Laws upholding various social mores via normative power of the law have been struck down for decades now based on a “right to privacy.” There is an expectation of privacy, as the requirement for warrants demonstrates. But there is a difference between a general right to not have the government snoop on you, and a right to engage in some activity under the guise of privacy.
This however, began to change with the Supreme Court’s Griswold v. Connecticut decision. They deemed that restricting a married couple’s access to contraceptives interfered with their marital privacy. While married couples are usually given a legal right to be free of government interference, not dissimilar to that people have with their lawyers or a penitent with a priest, that right is not about protecting certain actions from the scope of government.
Whether activities ought to be within the scope of the law is an entirely different question. That the two have been conflated is the beginning of how a “right to privacy” is being used to justify government endorsement and support, as well as the legal compulsion of 3rd parties to also subsidize and support, the voluntary actions of others.
No greater example of this can be seen than the “right to privacy” between a person and a doctor being re-defined such that both the government and private 3rd parties are required to be involved. Take for example, the question of abortion. Even if one accepts for the sake of argument that a child is not a child until ex utero, the “right to privacy” only extends to between the patient and the doctor (or perhaps also those that voluntarily included, such as with a spouse of parent). Yet this “right to privacy” now includes a “right” to force others to violate their own moral conscious by requiring those other people to pay for said “private choice.”
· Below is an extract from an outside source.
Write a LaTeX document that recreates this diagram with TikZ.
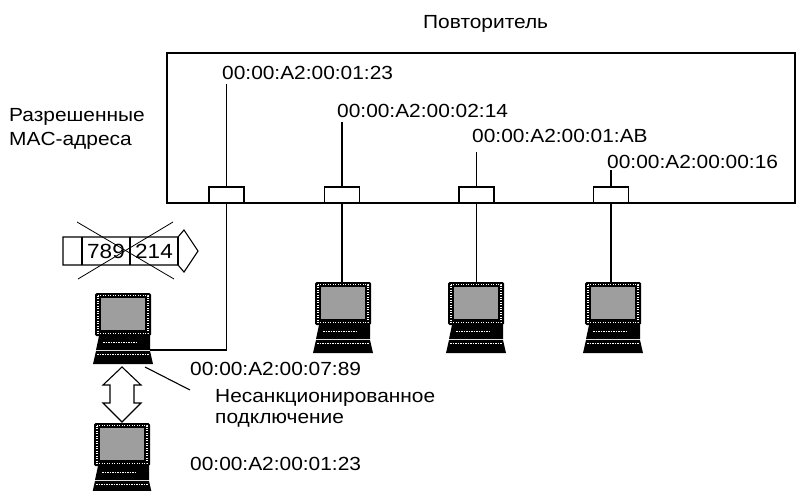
\documentclass[tikz,border=0pt]{standalone}
\usepackage{fontspec}
\setmainfont{Liberation Sans}[FakeStretch=1.1]
\begin{document}
\begin{tikzpicture}[x=1pt,y=-1pt,
  every node/.style={font=\fontsize{19}{22}\selectfont, inner sep=0pt},
  lbl/.style={anchor=base west},
  line/.style={line width=1.1pt},
  port/.style={draw, fill=white, line width=1.1pt, minimum width=35pt, minimum height=16pt},
  pc/.pic={
    % monitor
    \fill[black, rounded corners=1.5pt] (-28,0) rectangle (28,43);
    \fill[black!38] (-22,5) rectangle (22,37);
    \draw[white, dash pattern=on 1pt off 1.5pt, line width=1.1pt] (-25,2.6) rectangle (25,40.4);
    % system unit
    \fill[black] (-24,43) -- (27,43) -- (27,57) -- (-27,57) -- cycle;
    \draw[white, dash pattern=on 1.5pt off 1pt, line width=1pt] (-20,49.5) -- (14,49.5);
    % keyboard
    \fill[black] (-27,58) -- (27,58) -- (30,71) -- (-30,71) -- cycle;
    \draw[white, dash pattern=on 1.5pt off 1pt, line width=0.9pt] (-26,61) -- (26,61);
  }
]
\useasboundingbox (0,0) rectangle (797,490);

% repeater box
\node[lbl] (title) at (423,28) {Повторитель};
\draw[line] (167,53) rectangle (795,203);

% allowed addresses
\node[lbl] (allow1) at (9,121) {Разрешенные};
\node[lbl] (allow2) at (9,145) {MAC-адреса};

\node[lbl] (m1) at (222,79) {00:00:A2:00:01:23};
\node[lbl] (m2) at (337,117) {00:00:A2:00:02:14};
\node[lbl] (m3) at (472,142) {00:00:A2:00:01:AB};
\node[lbl] (m4) at (607,168) {00:00:A2:00:00:16};

\coordinate (t1) at (226.5,84);
\coordinate (t2) at (342,122);
\coordinate (t3) at (476.5,152);
\coordinate (t4) at (611,170);

% ports
\node[port] (p1) at (226.5,195) {};
\node[port] (p2) at (342,195) {};
\node[port] (p3) at (476.5,195) {};
\node[port] (p4) at (611,195) {};

\draw[line] (p1.north) -- (t1);
\draw[line] (p2.north) -- (t2);
\draw[line] (p3.north) -- (t3);
\draw[line] (p4.north) -- (t4);

% computers
\pic at (343,282) {pc};
\pic at (476,282) {pc};
\pic at (613,282) {pc};
\pic at (123,293) {pc};
\pic at (122,423) {pc};

\coordinate (c2) at (342,282);
\coordinate (c3) at (476.5,282);
\coordinate (c4) at (611,282);
\coordinate (bend) at (226.5,350);
\coordinate (c1) at (150,350);

\draw[line] (p2.south) -- (c2);
\draw[line] (p3.south) -- (c3);
\draw[line] (p4.south) -- (c4);
\draw[line] (p1.south) -- (bend) -- (c1);

% intruder addresses and note
\node[lbl] (m5) at (190,375) {00:00:A2:00:07:89};
\node[lbl] (n1) at (215,402) {Несанкционированное};
\node[lbl] (n2) at (215,423) {подключение};
\node[lbl] (m6) at (190,470) {00:00:A2:00:01:23};

\coordinate (lead1) at (145,367);
\coordinate (lead2) at (190,390);
\draw[line] (lead1) -- (lead2);

% double arrow between the two hosts
\draw[line, fill=white] (122,367) -- (141,385) -- (134,385) -- (134,403) -- (141,403)
  -- (122,422) -- (103,403) -- (110,403) -- (110,385) -- (103,385) -- cycle;

% rejected frame
\draw[line, fill=white] (63,237) -- (178,237) -- (184,230) -- (198,251) -- (184,272)
  -- (178,265) -- (63,265) -- cycle;
\draw[line] (82,237) -- (82,265);
\draw[line] (130,237) -- (130,265);
\draw[line] (178,237) -- (178,265);
\node[font=\fontsize{20.5}{22}\selectfont] (f1) at (106,251) {789};
\node[font=\fontsize{20.5}{22}\selectfont] (f2) at (154,251) {214};
\draw[line width=0.8pt] (77,222) -- (174,279);
\draw[line width=0.8pt] (173,222) -- (78,279);
\end{tikzpicture}
\end{document}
Something can not be 0% of my business yet 100% of my legal obligation to pay for. Once one includes other people, it ceases to be a private matter between patient and doctor. Now there may still be an expectation of privacy, as with medical insurance, but the insurer is choosing (or at least used to be able to choose) what they would cover. But if a 3rd party is included, that “private issue” becomes their issue too.
Even that pretext is being eliminated. Obamacare is now requiring the use of electronic medical records, which the government can access. Further, Obamacare can be used to require that doctors violate confidentiality and be used to collect this information.
This is a gross violation of privacy, yet many of those who support this still claim that a persons “right to privacy” requires that you others pay for someone else’s contraceptives or abortions. Why claim this “right to privacy” when even the pretext of privacy is abandoned?
Simply enough, it is because the right to an abortion, sodomy, &c. are derived from the idea of a “right to privacy.” In the case of sexual activities, it is based on the idea that the government can’t tell you what sexual things you can or can not do inside your own bedroom. Many cases that followed Griswold v. Connecticut exploited this to expand outside of the bedroom and into other people’s lives.
Properly understood, a real right to privacy just means that the government can’t just butt in or snoop in the normal course of its proper functions. It ought not to mean that certain private activities are necessarily enshrined as protected, or further, that those activities are protected even when they become a public issue!
You can not concomitantly declare you are exercising a “right to privacy” from government intrusion and demand that the government get involved to subsidize and support that “private” matter.
If the “right of privacy” were restricted to, well privacy, than the protected right to government funding (or the mandate that private 3rd parties fund), with abortions for example, disappears. Similarly, the right to engage in aberrant sexuality ceases to be legally protected, in much the same way that just because an otherwise illegal action does not become legal simply because it is done in private.
Now, this does not mean that such activities necissarily ought to be illegal, or that a right to engage in this, that , or the other activity ought not to be legal, but only that the “right of privacy” properly understood is and ought not to be a legitimate justification for it.
Above all else, it is the hypocrisy of the Left that demonstrates that the “right to privacy” isn’t something they believe in, but is only an excuse to push their agenda.